The oil firm has mobilised two rigs to the area to begin work drilling a relief well if needed.

BP had been operating the Deepwater Horizon rig under lease from Transocean when last week’s fire broke out, causing the rig to sink.

The oil began spewing out of the sea floor after the rig exploded April 20 and sank two days later about 65km off the Mississippi river delta.

Eleven of the 126 workers aboard at the time are missing and presumed dead; the rest escaped.

The cause of the explosion has not been determined.

Recovery chances

Michael Gravitz, an oceans advocate at Environment America, told Al Jazeera: “We are hoping, as most people are, that the coast guard and the companies will be able to suck up most of the oil. But even under the best of circumstances, they only get about 40 per cent of the oil.

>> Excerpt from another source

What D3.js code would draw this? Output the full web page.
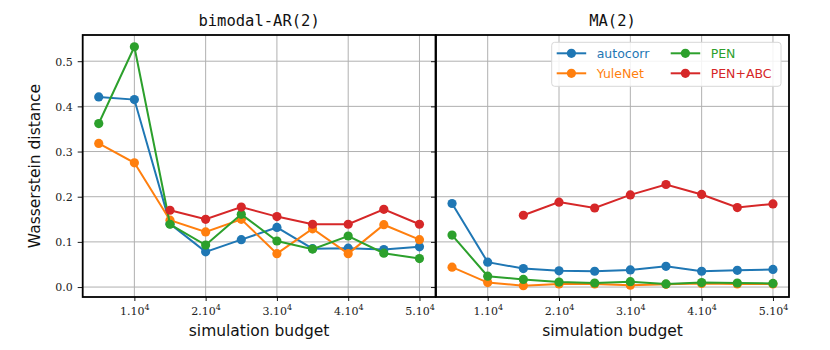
<!DOCTYPE html>
<html>
<head>
<meta charset="utf-8">
<script src="https://cdn.jsdelivr.net/npm/d3@7"></script>
<style>
  body { margin: 0; background: #fff; }
  svg { display: block; }
  .tick-lab { font-family: "DejaVu Serif", "Liberation Serif", serif; font-size: 11px; fill: #222; }
  .ax-lab { font-family: "DejaVu Sans", "Open Sans", sans-serif; font-size: 15.5px; fill: #111; }
  .ttl { font-family: "DejaVu Sans Mono", "Liberation Mono", monospace; font-size: 15.5px; fill: #111; }
  .leg { font-family: "DejaVu Sans", "Open Sans", sans-serif; font-size: 12.5px; }
</style>
</head>
<body>
<div id="chart"></div>
<script>
// simulation budget (units of 10^4)
var budget = [0.5, 1, 1.5, 2, 2.5, 3, 3.5, 4, 4.5, 5];
var xTicks = [1, 2, 3, 4, 5];
var yTicks = [0, 0.1, 0.2, 0.3, 0.4, 0.5];
var panelTitles = ["bimodal-AR(2)", "MA(2)"];
var methods = ["autocorr", "YuleNet", "PEN", "PEN+ABC"];
var colors = ["#1f77b4", "#ff7f0e", "#2ca02c", "#d62728"];

// bimodal-AR(2)
var arAutocorr = [0.421, 0.415, 0.140, 0.078, 0.105, 0.132, 0.085, 0.086, 0.083, 0.089];
var arYuleNet  = [0.318, 0.275, 0.148, 0.122, 0.150, 0.074, 0.129, 0.074, 0.138, 0.105];
var arPEN      = [0.362, 0.532, 0.139, 0.093, 0.161, 0.102, 0.084, 0.113, 0.075, 0.063];
var arPENABC   = [null, null, 0.170, 0.150, 0.177, 0.156, 0.139, 0.139, 0.172, 0.139];

// MA(2)
var maAutocorr = [0.185, 0.055, 0.041, 0.036, 0.035, 0.038, 0.046, 0.035, 0.037, 0.039];
var maYuleNet  = [0.044, 0.010, 0.003, 0.007, 0.007, 0.004, 0.006, 0.008, 0.007, 0.007];
var maPEN      = [0.115, 0.024, 0.017, 0.011, 0.009, 0.012, 0.007, 0.010, 0.009, 0.008];
var maPENABC   = [null, null, 0.159, 0.188, 0.175, 0.204, 0.227, 0.205, 0.176, 0.184];

var panels = [
  [arAutocorr, arYuleNet, arPEN, arPENABC],
  [maAutocorr, maYuleNet, maPEN, maPENABC]
];

var width = 830, height = 350;
var plotTop = 35, plotBottom = 297;
var panelX = [[82.7, 435.5], [436, 789]];

var svg = d3.select("#chart").append("svg")
  .attr("width", width)
  .attr("height", height);

var y = d3.scaleLinear().domain([-0.022, 0.558]).range([plotBottom, plotTop]);

panels.forEach(function(series, p) {
  var x = d3.scaleLinear().domain([0.275, 5.225]).range(panelX[p]);
  var g = svg.append("g");

  // grid
  g.selectAll(".gx").data(xTicks).enter().append("line")
    .attr("x1", function(d) { return x(d); }).attr("x2", function(d) { return x(d); })
    .attr("y1", plotTop).attr("y2", plotBottom)
    .attr("stroke", "#b0b0b0").attr("stroke-width", 1);
  g.selectAll(".gy").data(yTicks).enter().append("line")
    .attr("x1", panelX[p][0]).attr("x2", panelX[p][1])
    .attr("y1", function(d) { return y(d); }).attr("y2", function(d) { return y(d); })
    .attr("stroke", "#b0b0b0").attr("stroke-width", 1);

  // axes
  var xAxis = g.append("g")
    .attr("transform", "translate(0," + plotBottom + ")")
    .call(d3.axisBottom(x).tickValues(xTicks).tickSize(4).tickFormat(""));
  xAxis.select(".domain").remove();
  xAxis.selectAll("line").attr("stroke", "#000").attr("stroke-width", 0.9);

  var xl = xAxis.selectAll(".tick").append("text")
    .attr("class", "tick-lab")
    .attr("y", 18)
    .attr("text-anchor", "middle");
  xl.append("tspan").text(function(d) { return d + ".10"; });
  xl.append("tspan").attr("dy", -5).attr("font-size", "8px").text("4");

  var yAxis = g.append("g")
    .attr("transform", "translate(" + panelX[p][0] + ",0)")
    .call(d3.axisLeft(y).tickValues(yTicks).tickSize(5)
      .tickFormat(p == 0 ? d3.format(".1f") : ""));
  yAxis.select(".domain").remove();
  yAxis.selectAll("line").attr("stroke", "#000").attr("stroke-width", 0.9);
  yAxis.selectAll("text").attr("class", "tick-lab").attr("x", -10).attr("dy", "0.35em");

  // lines and markers
  series.forEach(function(vals, s) {
    var pts = budget.map(function(b, i) { return [b, vals[i]]; })
      .filter(function(d) { return d[1] != null; });
    var line = d3.line()
      .x(function(d) { return x(d[0]); })
      .y(function(d) { return y(d[1]); });
    g.append("path")
      .datum(pts)
      .attr("d", line)
      .attr("fill", "none")
      .attr("stroke", colors[s])
      .attr("stroke-width", 2);
    g.selectAll(".m" + s).data(pts).enter().append("circle")
      .attr("cx", function(d) { return x(d[0]); })
      .attr("cy", function(d) { return y(d[1]); })
      .attr("r", 4.6)
      .attr("fill", colors[s]);
  });

  // frame
  g.append("rect")
    .attr("x", panelX[p][0]).attr("y", plotTop)
    .attr("width", panelX[p][1] - panelX[p][0]).attr("height", plotBottom - plotTop)
    .attr("fill", "none").attr("stroke", "#000").attr("stroke-width", 1.8);

  // title
  g.append("text")
    .attr("class", "ttl")
    .attr("x", (panelX[p][0] + panelX[p][1]) / 2)
    .attr("y", 26)
    .attr("text-anchor", "middle")
    .text(panelTitles[p]);

  // x label
  g.append("text")
    .attr("class", "ax-lab")
    .attr("x", (panelX[p][0] + panelX[p][1]) / 2)
    .attr("y", 336)
    .attr("text-anchor", "middle")
    .text("simulation budget");

  // legend
  if (p == 1) {
    var lg = g.append("g");
    lg.append("rect")
      .attr("x", 551.7).attr("y", 42.3)
      .attr("width", 229.3).attr("height", 44)
      .attr("rx", 3)
      .attr("fill", "#fff").attr("fill-opacity", 0.85)
      .attr("stroke", "#d8d8d8").attr("stroke-width", 1);
    methods.forEach(function(m, i) {
      var col = Math.floor(i / 2), row = i % 2;
      var lx = 556.7 + col * 114, ly = 53.3 + row * 20;
      lg.append("line")
        .attr("x1", lx).attr("x2", lx + 29.5)
        .attr("y1", ly).attr("y2", ly)
        .attr("stroke", colors[i]).attr("stroke-width", 2);
      lg.append("circle")
        .attr("cx", lx + 14.7).attr("cy", ly).attr("r", 4.6)
        .attr("fill", colors[i]);
      lg.append("text")
        .attr("class", "leg")
        .attr("x", lx + 40).attr("y", ly)
        .attr("dy", "0.35em")
        .attr("fill", colors[i])
        .text(m);
    });
  }
});

// y label
svg.append("text")
  .attr("class", "ax-lab")
  .attr("transform", "translate(40," + ((plotTop + plotBottom) / 2) + ") rotate(-90)")
  .attr("text-anchor", "middle")
  .text("Wasserstein distance");
</script>
</body>
</html>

“Taking a step back from this, the real solution to this is a global climate change and energy bill which would reduce the need for drilling in places such as the Gulf of Mexico.”

The oil spill has the potential to be the worst of its kind in the US since the 1989 Exxon Valdez tanker disaster, although it is not anywhere near the same scale yet.

That spill, considered one of the worst-ever manmade disasters, poured nearly 11 million gallons of crude into Alaska’s Prince William Sound, devastating hundreds of kilometres of once pristine coastline.